━━ DATA BLOCK ━━

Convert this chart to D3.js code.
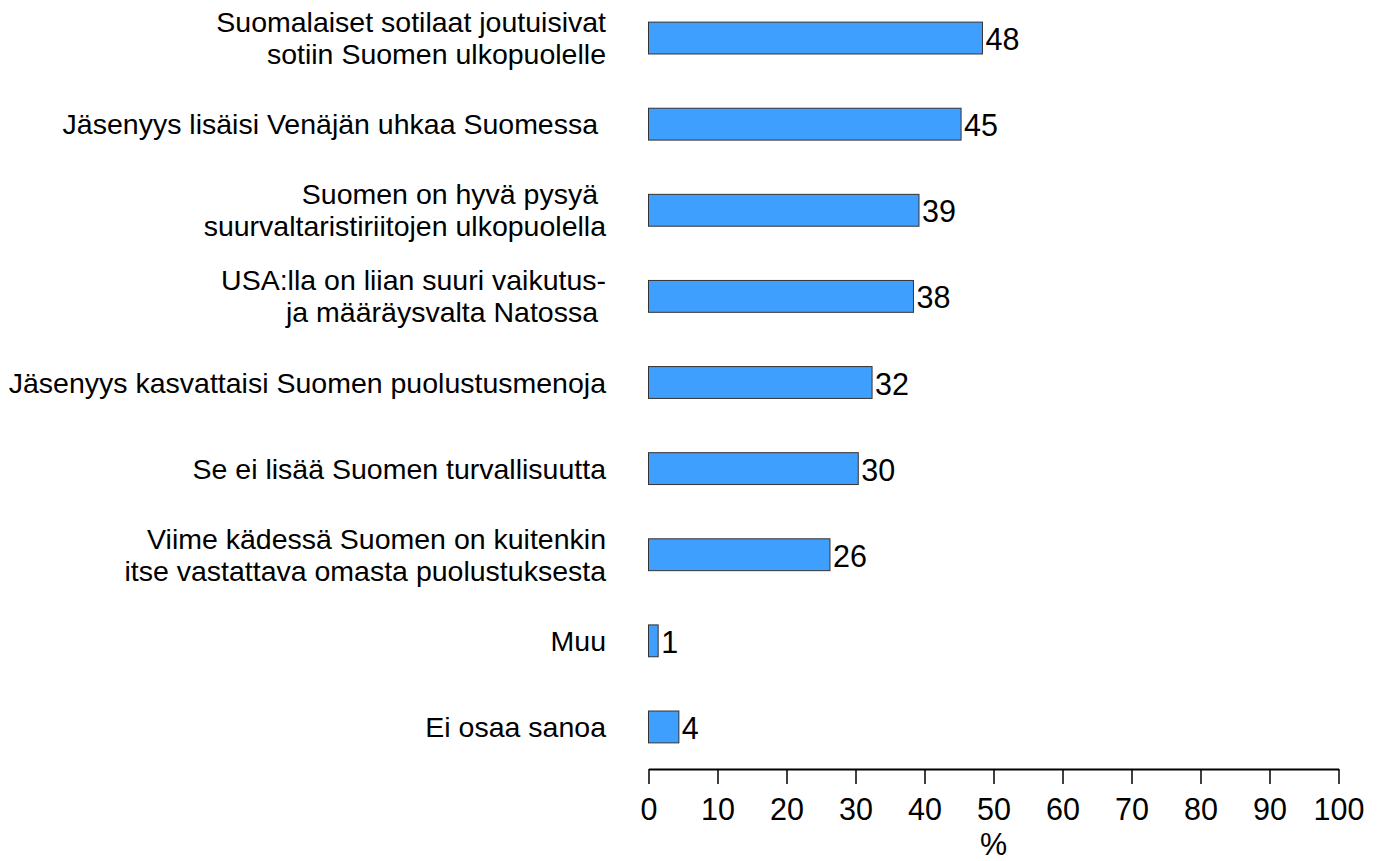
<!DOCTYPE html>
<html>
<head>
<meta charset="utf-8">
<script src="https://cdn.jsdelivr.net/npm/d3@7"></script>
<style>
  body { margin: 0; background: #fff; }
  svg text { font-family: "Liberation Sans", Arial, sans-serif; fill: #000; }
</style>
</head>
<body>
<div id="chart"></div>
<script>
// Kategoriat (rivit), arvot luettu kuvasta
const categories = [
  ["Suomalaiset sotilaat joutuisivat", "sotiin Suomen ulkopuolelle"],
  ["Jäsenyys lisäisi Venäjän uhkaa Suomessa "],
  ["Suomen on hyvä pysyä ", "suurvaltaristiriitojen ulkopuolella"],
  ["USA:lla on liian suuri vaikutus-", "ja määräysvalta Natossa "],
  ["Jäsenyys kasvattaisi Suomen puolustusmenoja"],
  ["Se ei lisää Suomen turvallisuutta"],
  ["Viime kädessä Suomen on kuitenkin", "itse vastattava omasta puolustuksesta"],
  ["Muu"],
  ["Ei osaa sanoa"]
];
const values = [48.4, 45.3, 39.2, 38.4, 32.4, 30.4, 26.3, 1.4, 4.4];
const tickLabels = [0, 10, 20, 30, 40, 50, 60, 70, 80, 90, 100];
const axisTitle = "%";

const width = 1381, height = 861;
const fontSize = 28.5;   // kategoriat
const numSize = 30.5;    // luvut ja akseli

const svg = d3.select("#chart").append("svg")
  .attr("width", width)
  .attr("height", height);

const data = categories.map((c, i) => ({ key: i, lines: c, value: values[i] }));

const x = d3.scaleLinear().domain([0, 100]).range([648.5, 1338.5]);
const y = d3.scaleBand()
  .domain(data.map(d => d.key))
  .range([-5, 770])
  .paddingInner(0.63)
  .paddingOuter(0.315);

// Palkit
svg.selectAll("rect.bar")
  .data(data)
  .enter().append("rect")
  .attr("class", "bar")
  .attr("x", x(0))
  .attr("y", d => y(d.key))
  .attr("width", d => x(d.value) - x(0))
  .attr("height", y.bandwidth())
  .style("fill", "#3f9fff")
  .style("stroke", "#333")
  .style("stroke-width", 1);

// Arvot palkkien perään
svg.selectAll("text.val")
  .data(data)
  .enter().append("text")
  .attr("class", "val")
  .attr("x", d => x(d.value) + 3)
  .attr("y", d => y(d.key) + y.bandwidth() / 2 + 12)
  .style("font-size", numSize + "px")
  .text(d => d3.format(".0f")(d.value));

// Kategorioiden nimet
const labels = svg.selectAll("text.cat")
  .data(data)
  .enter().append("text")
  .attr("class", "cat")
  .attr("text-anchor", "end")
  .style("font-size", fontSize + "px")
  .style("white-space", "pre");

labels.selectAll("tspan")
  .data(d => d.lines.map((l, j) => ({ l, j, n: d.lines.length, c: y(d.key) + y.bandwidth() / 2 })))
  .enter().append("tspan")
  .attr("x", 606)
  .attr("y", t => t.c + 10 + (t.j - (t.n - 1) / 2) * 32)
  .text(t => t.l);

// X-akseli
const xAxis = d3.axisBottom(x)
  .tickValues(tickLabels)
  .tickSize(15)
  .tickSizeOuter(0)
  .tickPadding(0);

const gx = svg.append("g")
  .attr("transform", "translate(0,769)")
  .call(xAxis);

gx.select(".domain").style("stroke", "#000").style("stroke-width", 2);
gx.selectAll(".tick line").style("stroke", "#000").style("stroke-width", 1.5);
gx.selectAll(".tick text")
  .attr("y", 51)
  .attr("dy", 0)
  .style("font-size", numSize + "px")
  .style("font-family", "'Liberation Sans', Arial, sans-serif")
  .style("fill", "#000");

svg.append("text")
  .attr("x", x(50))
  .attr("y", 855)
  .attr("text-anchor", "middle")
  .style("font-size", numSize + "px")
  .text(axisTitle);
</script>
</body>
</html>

━━━

▶ _TASK DIRECTIONS_: Exactly as they appear, print the lines of the listing above from its first line through the line that contains "const numSize = 30.5;", minus the pictures.

▶ _FULL OUTPUT_:
Convert this chart to D3.js code.
<!DOCTYPE html>
<html>
<head>
<meta charset="utf-8">
<script src="https://cdn.jsdelivr.net/npm/d3@7"></script>
<style>
  body { margin: 0; background: #fff; }
  svg text { font-family: "Liberation Sans", Arial, sans-serif; fill: #000; }
</style>
</head>
<body>
<div id="chart"></div>
<script>
// Kategoriat (rivit), arvot luettu kuvasta
const categories = [
  ["Suomalaiset sotilaat joutuisivat", "sotiin Suomen ulkopuolelle"],
  ["Jäsenyys lisäisi Venäjän uhkaa Suomessa "],
  ["Suomen on hyvä pysyä ", "suurvaltaristiriitojen ulkopuolella"],
  ["USA:lla on liian suuri vaikutus-", "ja määräysvalta Natossa "],
  ["Jäsenyys kasvattaisi Suomen puolustusmenoja"],
  ["Se ei lisää Suomen turvallisuutta"],
  ["Viime kädessä Suomen on kuitenkin", "itse vastattava omasta puolustuksesta"],
  ["Muu"],
  ["Ei osaa sanoa"]
];
const values = [48.4, 45.3, 39.2, 38.4, 32.4, 30.4, 26.3, 1.4, 4.4];
const tickLabels = [0, 10, 20, 30, 40, 50, 60, 70, 80, 90, 100];
const axisTitle = "%";

const width = 1381, height = 861;
const fontSize = 28.5;   // kategoriat
const numSize = 30.5;    // luvut ja akseli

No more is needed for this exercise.